In Tunisia, the national electric company should return to financial equilibrium in 2025, according to the strategic plan negotiated with the ministries of Energy and Finance. It currently depends on $ 700 million in public subsidies to honor all of its obligations.

The Tunisian Electricity and Gas Company (STEG) will regain its financial balance in 2025 according to its CEO, Mohamed Ammar. The company, like many other public entities, faces serious financial difficulties.

It is currently negotiating a strategic plan with the Ministry of Finance and that of Energy for 2030 in order to remedy it. Ammar has, however, reassured about rumors of an increase in electricity tariffs. He says the company is focusing for the moment on rationalizing its expenses and obtaining a reduction in the cost of acquiring gas.

STEG’s financial imbalance comes mainly from the fact that it has an electricity tariff 25% lower than the real cost of producing electricity.
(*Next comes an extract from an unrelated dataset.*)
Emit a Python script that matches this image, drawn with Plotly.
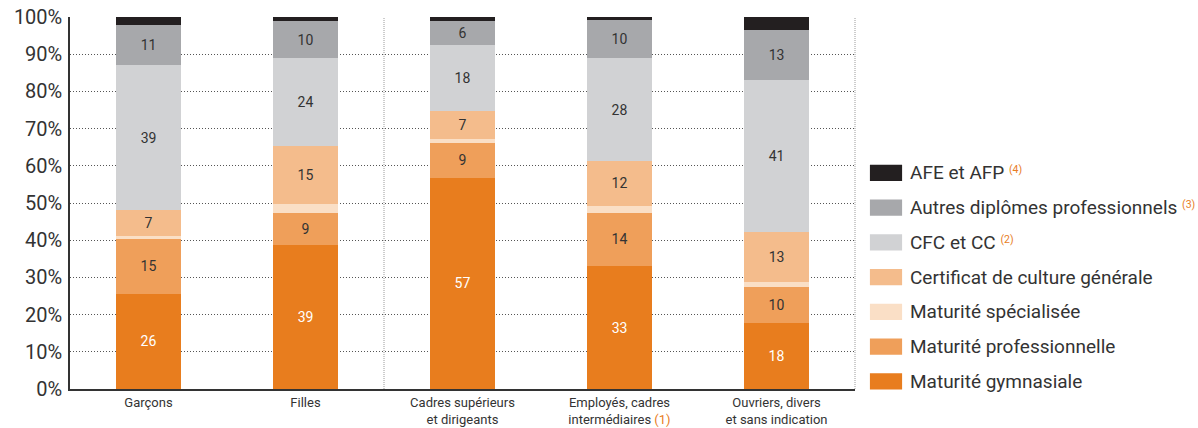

This makes it dependent on government grants of more than $ 700 million, which have been lacking in recent years, however.

In the meantime, the company has announced the entry into service of all the production units of the thermoelectric power station of Borj El Amri (624 MW) in order to meet the growing energy demand. The infrastructure, whose construction work started in 2018, cost $ 210 million financed with the support of the Islamic Development Bank and was built with the support of the Italian ANSALDO Energia.